Got a hankering for hampering? Fortnum & Mason to open first store outside of UK in Hong Kong

The flagship Fortnum & Mason store in London. Photo via Wei-Te Wong.

Fortnum & Mason, the venerable London grocer and supplier to the royal family, has announced plans to open a new store on Hong Kong’s Victoria Harbour, its first brick-and-mortar outlet outside of the UK in its more than 300-year history.

The 7,000-square foot outlet — a fraction of the size of the 65,000-square-foot London flagship — will be located inside the K11 Musea development in Tsim Sha Tsui, which is slated to open in September, the Financial Times reports.

Chief executive Ewan Venters told the FT he was “extremely confident” in the store’s future success, noting its current partnership with local retailer Lane Crawford, which offers some Fortnum & Mason products at its stores here.

“[Hong Kong] offers a stable commercial trading environment for us to make our first big move into China,” Venters said. “It’s easy to do business there, easy to understand, and it promotes us strongly to mainland China.”

Venters noted that there were currently no plans to expand into the mainland, but did not exclude the possibility.

Founded in 1707, Fortnum’s history — at least in its own telling — closely charts the history of Britain itself, with the company supplying food to troops in the Napoleonic and Crimean wars in the early-to-mid-19th century, introducing Heinz baked beans to England in 1886, and provisioning the first British expedition to Everest with ample quail and champagne in 1922.

However, its proudest achievement, by far, was among its first: (allegedly) inventing the Scotch egg in 1738 as a handy snack for travelers.

A cartoon from 1865 depicts a Fortnum & Mason hamper lashed under a carriage. Image via Cardiff University.
A cartoon from 1865 depicts a Fortnum & Mason hamper lashed under a carriage. Image via Cardiff University.

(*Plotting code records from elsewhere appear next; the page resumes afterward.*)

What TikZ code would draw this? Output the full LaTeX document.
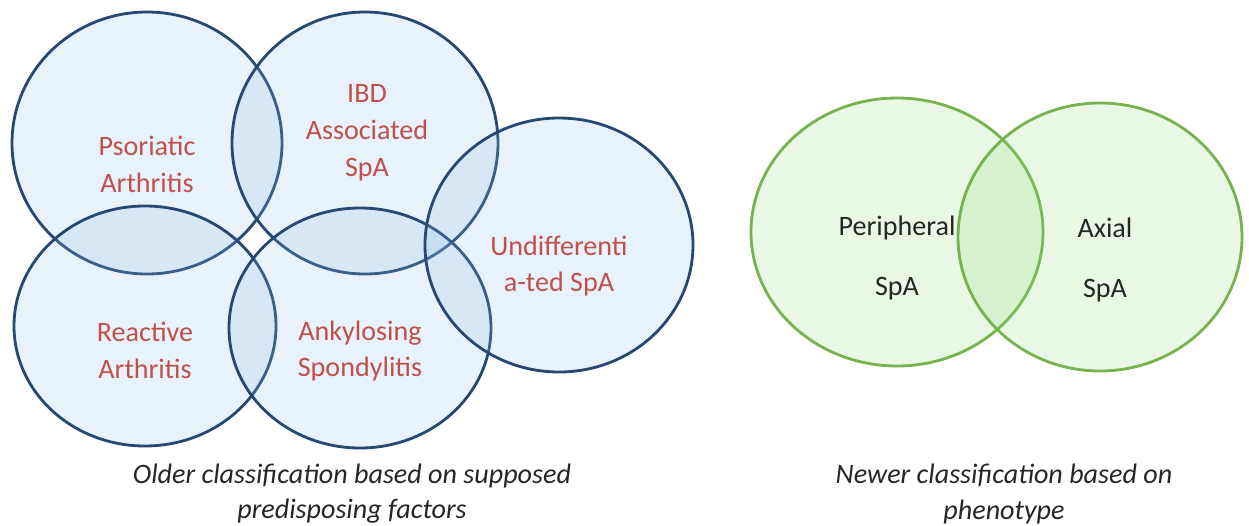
\documentclass[tikz,border=0pt]{standalone}
\usepackage{fontspec}
\setmainfont{Carlito}
\usepackage{xcolor}
\usepackage{tikz}
\usetikzlibrary{positioning}
\definecolor{vennblue}{RGB}{140,188,228}
\definecolor{vennedge}{RGB}{38,72,115}
\definecolor{venngreen}{RGB}{140,220,120}
\definecolor{greenedge}{RGB}{118,178,78}
\definecolor{labelred}{RGB}{192,80,77}
\definecolor{labeldark}{RGB}{38,38,38}

\begin{document}
\begin{tikzpicture}[
        x=0.02cm, y=-0.02cm,
        oldset/.style={draw=vennedge, line width=1.6pt, fill=vennblue, fill opacity=0.2},
        newset/.style={draw=greenedge, line width=1.6pt, fill=venngreen, fill opacity=0.2},
        oldlabel/.style={text=labelred, align=center, font=\fontsize{16}{21}\selectfont},
        newlabel/.style={text=labeldark, align=center, font=\fontsize{16}{34}\selectfont},
        caption/.style={text=labeldark, align=center, font=\fontsize{16}{20}\selectfont\itshape}
    ]
        \useasboundingbox (0,0) rectangle (1249,525);

        % older classification
        \draw[oldset] (147,143) ellipse [x radius=135, y radius=131];
        \draw[oldset] (365,143) ellipse [x radius=133, y radius=131];
        \draw[oldset] (145,326) ellipse [x radius=131, y radius=120];
        \draw[oldset] (360,328) ellipse [x radius=131, y radius=120];
        \draw[oldset] (559,245) ellipse [x radius=134, y radius=127];

        \node[oldlabel] (psa) at (147,164) {Psoriatic\\Arthritis};
        \node[oldlabel] (ibd) at (367,133) {IBD\\Associated\\SpA};
        \node[oldlabel] (react) at (145,350) {Reactive\\Arthritis};
        \node[oldlabel] (ankyl) at (360,351) {Ankylosing\\Spondylitis};
        \node[oldlabel] (undiff) at (559,266) {Undifferenti\\a-ted SpA};

        % newer classification
        \draw[newset] (897,232) ellipse [x radius=146, y radius=134];
        \draw[newset] (1100,237) ellipse [x radius=142, y radius=134];

        \node[newlabel] (periph) at (897,258) {Peripheral\\SpA};
        \node[newlabel] (axial) at (1105,260) {Axial\\SpA};

        % captions
        \node[caption] (oldcap) at (352,494) {Older classification based on supposed\\predisposing factors};
        \node[caption] (newcap) at (1004,494) {Newer classification based on\\phenotype};
    \end{tikzpicture}
\end{document}
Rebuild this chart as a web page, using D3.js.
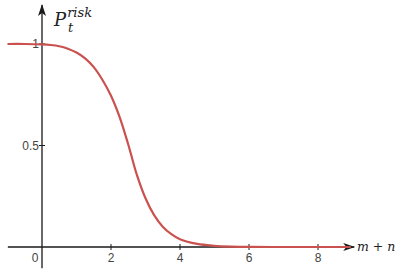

The grocer is best known for its wicker hampers, packed with pre-assembled combinations of various food and drink. The hampers have actually gotten multiple shout-outs from no less an august English personage than Charles Dickens, who invited a friend to a picnic in 1851 thusly:

“I have promised Charley that I will appear at 11 that morning at Slough, armed with a hamper from Fortnum and Mason’s, and take him and three other young Etonian Shavers up the river. He ‘knows a bank’ where we can dine; and if you can come, you and I will console ourselves for our antiquity, after dinner, with a trifle of tobacco and champagne in the starn of the wessel.”